As head of the Branchini Bioluminescence Research Group, Professor Bruce Branchini has furthered research in the field of bioluminescence since his time as a Ph.D. candidate at Johns Hopkins University in Baltimore, MD. In 1972 Branchini began to work with E.H. White on modifying luciferase with the aim of switching the light emission colors.
Upon the formation of his Branchini Bioluminescence Research Group at Connecticut College, he continued studying firefly luciferases and their reaction mechanisms, identifying an active site peptide in 1997. In 1999, his group proposed a model for explaining how bioluminescence color is determined, based on their site-directed mutagenesis studies of firefly luciferase active site amino acids. Red- and green-emitting firefly luciferase mutants for bioluminescent reporter applications have been made.
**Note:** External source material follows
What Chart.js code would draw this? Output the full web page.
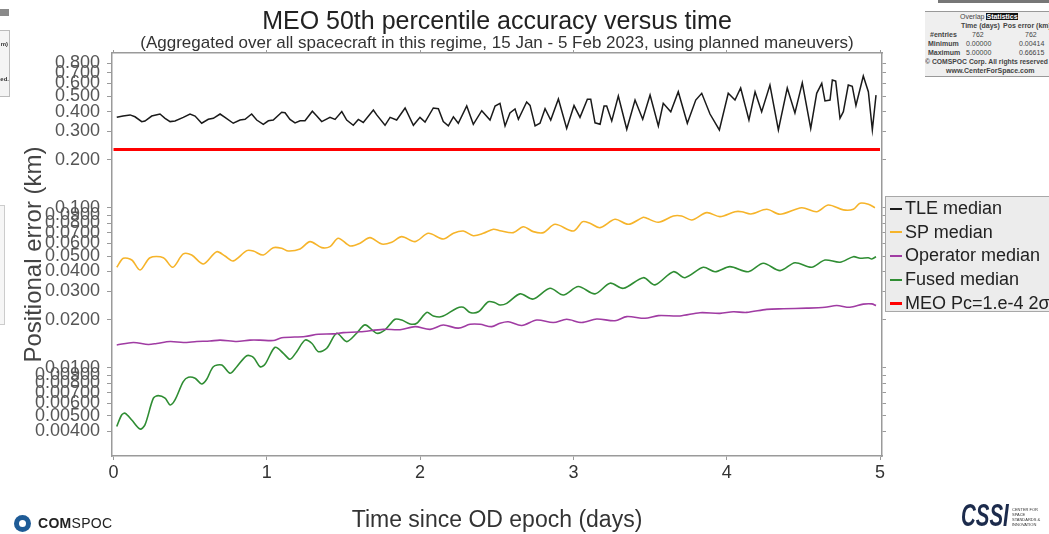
<!DOCTYPE html>
<html><head><meta charset="utf-8">
<script src="https://cdn.jsdelivr.net/npm/chart.js@4.4.1/dist/chart.umd.min.js"></script>
<style>
html,body{margin:0;padding:0;background:#fff;}
#wrap{position:relative;width:1049px;height:534px;overflow:hidden;font-family:"Liberation Sans",Arial,sans-serif;}
#c{position:absolute;left:0;top:0;}
.abs{position:absolute;}
#title{left:0;width:994px;top:6px;text-align:center;font-size:25px;line-height:28px;color:#222;white-space:nowrap;}
#subtitle{left:0;width:994px;top:33px;text-align:center;font-size:17px;line-height:20px;color:#333;white-space:nowrap;}
#legend{left:885px;top:196px;width:180px;height:116px;background:#ececec;border:1px solid #a8a8a8;box-sizing:border-box;}
.li{height:23.6px;display:flex;align-items:center;font-size:18px;color:#222;white-space:nowrap;}
.sw{display:inline-block;width:12px;margin-left:4px;margin-right:3px;}
#stats{left:925px;top:11px;width:130px;height:64px;background:#efefef;border-top:1px solid #999;border-bottom:1px solid #999;font-size:7px;font-weight:bold;color:#444;line-height:8.8px;}
#stats .r{position:absolute;white-space:nowrap;}
</style></head>
<body><div id="wrap">
<canvas id="c" width="1049" height="534"></canvas>
<div id="title" class="abs">MEO 50th percentile accuracy versus time</div>
<div id="subtitle" class="abs">(Aggregated over all spacecraft in this regime, 15 Jan - 5 Feb 2023, using planned maneuvers)</div>
<div id="legend" class="abs"></div>
<div class="abs" style="left:938px;top:0;width:111px;height:3px;background:#777;"></div>
<div id="stats" class="abs">
 <div class="r" style="left:35px;top:1px;font-weight:normal;">Overlap <span style="background:#111;color:#fff;font-weight:bold;">Statistics</span></div>
 <div class="r" style="left:36px;top:10px;">Time (days)</div><div class="r" style="left:78px;top:10px;">Pos error (km)</div>
 <div class="r" style="left:5px;top:19px;">#entries</div><div class="r" style="left:47px;top:19px;font-weight:normal;">762</div><div class="r" style="left:100px;top:19px;font-weight:normal;">762</div>
 <div class="r" style="left:3px;top:28px;">Minimum</div><div class="r" style="left:41px;top:28px;font-weight:normal;">0.00000</div><div class="r" style="left:94px;top:28px;font-weight:normal;">0.00414</div>
 <div class="r" style="left:3px;top:37px;">Maximum</div><div class="r" style="left:41px;top:37px;font-weight:normal;">5.00000</div><div class="r" style="left:94px;top:37px;font-weight:normal;">0.66615</div>
 <div class="r" style="left:0px;top:46px;font-size:6.8px;">© COMSPOC Corp. All rights reserved</div>
 <div class="r" style="left:21px;top:55px;">www.CenterForSpace.com</div>
</div>
<div class="abs" style="left:0;top:9px;width:9px;height:7px;background:#8a8a8a;"></div>
<div class="abs" style="left:-2px;top:30px;width:10px;height:65px;border:1px solid #bbb;background:#f4f4f4;font-size:6px;font-weight:bold;color:#333;">
 <div style="position:absolute;top:10px;right:1px;">m)</div><div style="position:absolute;top:45px;right:0px;">ed.</div></div>
<div class="abs" style="left:-2px;top:205px;width:5px;height:118px;border:1px solid #ccc;background:#f6f6f6;"></div>
<div class="abs" style="left:14px;top:515px;width:17px;height:17px;border-radius:50%;background:#1e5b96;"></div>
<div class="abs" style="left:19px;top:520px;width:7px;height:7px;border-radius:50%;background:#fff;"></div>
<div class="abs" style="left:38px;top:515px;font-size:14px;line-height:17px;color:#222;letter-spacing:0.3px;"><b>COM</b>SPOC</div>
<div class="abs" style="left:961px;top:500px;font-size:31px;line-height:32px;font-weight:bold;font-style:italic;color:#1c2b4c;transform:scaleX(0.66);transform-origin:left top;">CSSI</div>
<div class="abs" style="left:1012px;top:507px;font-size:4px;line-height:5px;color:#333;">CENTER FOR<br>SPACE<br>STANDARDS &amp;<br>INNOVATION</div>
</div>
<script>
const xTicks = [0, 1, 2, 3, 4, 5];
const yTicks = [0.8,0.7,0.6,0.5,0.4,0.3,0.2,0.1,0.09,0.08,0.07,0.06,0.05,0.04,0.03,0.02,0.01,0.009,0.008,0.007,0.006,0.005,0.004];

const tleX = [0.021,0.062,0.108,0.140,0.184,0.205,0.249,0.303,0.336,0.369,0.401,0.455,0.499,0.532,0.575,0.618,0.651,0.695,0.727,0.781,0.825,0.858,0.901,0.934,0.977,1.010,1.042,1.097,1.119,1.151,1.184,1.217,1.249,1.297,1.326,1.358,1.412,1.445,1.489,1.521,1.564,1.597,1.629,1.695,1.717,1.771,1.804,1.847,1.902,1.956,1.999,2.032,2.086,2.119,2.151,2.184,2.217,2.249,2.304,2.347,2.402,2.456,2.489,2.521,2.554,2.586,2.619,2.641,2.695,2.717,2.750,2.782,2.815,2.852,2.902,2.956,3.004,3.043,3.091,3.113,3.141,3.174,3.200,3.217,3.250,3.293,3.348,3.402,3.452,3.500,3.554,3.586,3.635,3.684,3.743,3.798,3.837,3.891,3.952,4.010,4.054,4.091,4.145,4.185,4.228,4.282,4.337,4.395,4.445,4.493,4.548,4.587,4.620,4.641,4.674,4.689,4.711,4.739,4.761,4.793,4.819,4.843,4.891,4.924,4.950,4.974];
const tleY = [0.368,0.375,0.381,0.371,0.346,0.349,0.375,0.386,0.363,0.346,0.349,0.368,0.386,0.375,0.338,0.358,0.363,0.386,0.368,0.338,0.354,0.358,0.386,0.354,0.333,0.350,0.354,0.396,0.393,0.357,0.340,0.350,0.350,0.402,0.375,0.346,0.368,0.357,0.400,0.354,0.328,0.357,0.342,0.409,0.381,0.328,0.368,0.354,0.421,0.328,0.368,0.344,0.421,0.417,0.346,0.326,0.371,0.338,0.433,0.333,0.405,0.354,0.433,0.450,0.325,0.392,0.415,0.358,0.459,0.437,0.325,0.338,0.417,0.354,0.479,0.314,0.436,0.368,0.477,0.477,0.340,0.333,0.433,0.433,0.349,0.500,0.310,0.472,0.358,0.507,0.325,0.450,0.399,0.532,0.338,0.472,0.520,0.386,0.307,0.520,0.472,0.561,0.354,0.532,0.399,0.586,0.307,0.561,0.392,0.605,0.314,0.520,0.600,0.466,0.472,0.630,0.620,0.363,0.399,0.586,0.575,0.436,0.667,0.532,0.307,0.507];

const spX = [0.021,0.064,0.119,0.173,0.238,0.325,0.386,0.455,0.510,0.586,0.673,0.727,0.781,0.869,0.912,0.977,1.042,1.097,1.140,1.217,1.282,1.358,1.412,1.466,1.543,1.608,1.673,1.750,1.815,1.880,1.967,2.054,2.151,2.217,2.282,2.347,2.412,2.478,2.521,2.608,2.673,2.738,2.804,2.880,2.999,3.061,3.108,3.174,3.271,3.358,3.456,3.478,3.554,3.652,3.706,3.772,3.870,3.956,4.054,4.098,4.157,4.261,4.348,4.489,4.587,4.663,4.761,4.826,4.870,4.924,4.967];
const spY = [0.0425,0.0484,0.0472,0.0409,0.0488,0.0488,0.0425,0.0515,0.0507,0.0446,0.0532,0.0500,0.0466,0.0540,0.0537,0.0507,0.0564,0.0559,0.0537,0.0553,0.0615,0.0564,0.0572,0.0646,0.0578,0.0601,0.0651,0.0594,0.0610,0.0661,0.0615,0.0693,0.0638,0.0693,0.0716,0.0670,0.0693,0.0735,0.0720,0.0700,0.0762,0.0710,0.0700,0.0789,0.0716,0.0820,0.0801,0.0752,0.0848,0.0789,0.0873,0.0861,0.0813,0.0889,0.0889,0.0840,0.0933,0.0881,0.0946,0.0946,0.0916,0.0980,0.0912,0.1002,0.0946,0.1042,0.0971,0.0980,0.1068,0.1052,0.1002];

const opX = [0.021,0.129,0.227,0.282,0.369,0.455,0.543,0.629,0.695,0.804,0.890,0.956,1.042,1.097,1.249,1.336,1.434,1.499,1.608,1.760,1.869,1.967,2.065,2.151,2.249,2.326,2.391,2.467,2.521,2.575,2.663,2.761,2.869,2.956,3.054,3.152,3.271,3.348,3.467,3.554,3.695,3.826,3.956,4.043,4.130,4.261,4.369,4.522,4.641,4.718,4.804,4.891,4.946,4.974];
const opY = [0.0139,0.0144,0.0140,0.0142,0.0146,0.0144,0.0146,0.0147,0.0149,0.0146,0.0149,0.0149,0.0148,0.0154,0.0157,0.0162,0.0163,0.0166,0.0168,0.0174,0.0173,0.0181,0.0174,0.0185,0.0177,0.0187,0.0187,0.0181,0.0190,0.0194,0.0184,0.0199,0.0192,0.0201,0.0192,0.0202,0.0197,0.0209,0.0204,0.0212,0.0211,0.0221,0.0219,0.0224,0.0222,0.0232,0.0234,0.0236,0.0239,0.0245,0.0239,0.0250,0.0251,0.0245];

const fuX = [0.021,0.053,0.075,0.119,0.173,0.205,0.260,0.292,0.336,0.369,0.401,0.455,0.488,0.532,0.575,0.608,0.651,0.706,0.760,0.804,0.869,0.912,0.956,0.988,1.054,1.108,1.151,1.195,1.249,1.293,1.336,1.391,1.456,1.521,1.586,1.641,1.717,1.771,1.836,1.880,1.934,1.978,2.043,2.086,2.141,2.239,2.282,2.326,2.380,2.445,2.489,2.521,2.565,2.652,2.738,2.847,2.934,3.032,3.141,3.239,3.326,3.456,3.532,3.652,3.728,3.847,3.924,4.021,4.141,4.239,4.348,4.445,4.554,4.641,4.739,4.826,4.870,4.924,4.946,4.974];
const fuY = [0.0043,0.00507,0.0052,0.00472,0.00414,0.0044,0.00646,0.0067,0.00646,0.00586,0.0063,0.0082,0.00873,0.0086,0.00793,0.00848,0.01016,0.0104,0.00925,0.01016,0.0119,0.01164,0.01016,0.01052,0.01344,0.01233,0.01131,0.01262,0.0149,0.01424,0.01262,0.01325,0.01644,0.01458,0.01644,0.01854,0.01644,0.01726,0.0201,0.0199,0.0188,0.0190,0.0222,0.0211,0.0209,0.0236,0.0239,0.0222,0.0224,0.0259,0.0255,0.0247,0.0253,0.0290,0.0269,0.0314,0.0285,0.0322,0.0290,0.0338,0.0314,0.0366,0.0330,0.0399,0.0366,0.0425,0.0399,0.0429,0.0399,0.0450,0.0405,0.0454,0.0425,0.0472,0.0457,0.0495,0.0484,0.0488,0.0479,0.0495];

const meoX = [0, 5];
const meoY = [0.232, 0.232];

const seriesNames = ['TLE median','SP median','Operator median','Fused median','MEO Pc=1.e-4 2σ'];
const seriesColors = ['#1a1a1a','#f6b42a','#a03ca3','#2f8d33','#ff0000'];

function pts(xs, ys){ return xs.map((x,i)=>({x:x, y:ys[i]})); }

const datasets = [
  {label:seriesNames[0], data:pts(tleX,tleY), borderColor:seriesColors[0], borderWidth:1.5, tension:0},
  {label:seriesNames[1], data:pts(spX,spY), borderColor:seriesColors[1], borderWidth:1.6, tension:0.3},
  {label:seriesNames[2], data:pts(opX,opY), borderColor:seriesColors[2], borderWidth:1.6, tension:0.3},
  {label:seriesNames[3], data:pts(fuX,fuY), borderColor:seriesColors[3], borderWidth:1.6, tension:0.3},
  {label:seriesNames[4], data:pts(meoX,meoY), borderColor:seriesColors[4], borderWidth:3, tension:0}
];
datasets.forEach(d=>{d.pointRadius=0; d.fill=false; d.backgroundColor=d.borderColor;});

const FONT = '"Liberation Sans", Arial, sans-serif';
const axisGray = '#9a9a9a';

function setTicks(vals){ return function(scale){ scale.ticks = vals.map(v=>({value:v})); }; }

new Chart(document.getElementById('c'), {
  type:'line',
  data:{datasets:datasets},
  options:{
    responsive:false, animation:false,
    layout:{padding:{left:0, right:162, top:53, bottom:0}},
    plugins:{legend:{display:false}, tooltip:{enabled:false}},
    scales:{
      x:{type:'linear', position:'bottom', min:-0.01, max:5.013,
        afterBuildTicks:setTicks(xTicks),
        afterFit:s=>{s.height=78;},
        ticks:{autoSkip:false, maxRotation:0, padding:2, color:'#333', font:{family:FONT,size:18}, callback:v=>String(v)},
        grid:{drawOnChartArea:false, tickLength:4, color:axisGray},
        border:{display:true, color:axisGray, width:1.5},
        title:{display:true, text:'Time since OD epoch (days)', color:'#333', font:{family:FONT,size:23}, padding:{top:0,bottom:0}}
      },
      x2:{type:'linear', position:'top', min:-0.01, max:5.013,
        afterBuildTicks:setTicks(xTicks),
        afterFit:s=>{s.height=0;},
        ticks:{display:false},
        grid:{drawOnChartArea:false, tickLength:3, color:axisGray},
        border:{display:true, color:axisGray, width:1.5}
      },
      y:{type:'logarithmic', position:'left', min:0.00281, max:0.929,
        afterBuildTicks:setTicks(yTicks),
        afterFit:s=>{s.width=112;},
        ticks:{autoSkip:false, padding:7, color:'#555', font:{family:FONT,size:18}, callback:v=>Number(v).toPrecision(3)},
        grid:{drawOnChartArea:false, tickLength:5, color:axisGray},
        border:{display:true, color:axisGray, width:1.5},
        title:{display:true, text:'Positional error (km)', color:'#444', font:{family:FONT,size:24}, padding:{top:20,bottom:0}}
      },
      y2:{type:'logarithmic', position:'right', min:0.00281, max:0.929,
        afterBuildTicks:setTicks(yTicks),
        afterFit:s=>{s.width=5;},
        ticks:{display:false},
        grid:{drawOnChartArea:false, tickLength:4, color:axisGray},
        border:{display:true, color:axisGray, width:1.5}
      }
    }
  }
});

const lg = document.getElementById('legend');
seriesNames.forEach((n,i)=>{
  const row = document.createElement('div'); row.className='li';
  const sw = document.createElement('span'); sw.className='sw';
  sw.style.height = (i===4?3:2)+'px'; sw.style.background = seriesColors[i];
  row.appendChild(sw); row.appendChild(document.createTextNode(n));
  lg.appendChild(row);
});
</script>
</body></html>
The group cloned luciferase from the Italian firefly Luciola italica in collaboration with Aldo Roda’s group in Bologna, Italy, in 2005; and from the southern Appalachian Blue Ghost firefly in 2017. The group has also made interesting new substrates and enzymes that produce near IR light. Branchini and two undergraduate students collected species of Orfelia fultoni in Highlands, North Carolina, in 2019; and are continuing studies of bioluminescence and bioluminescent systems.
Since 1976, Branchini has held two permanent faculty positions and has actively directed undergraduate research projects for 42 summers.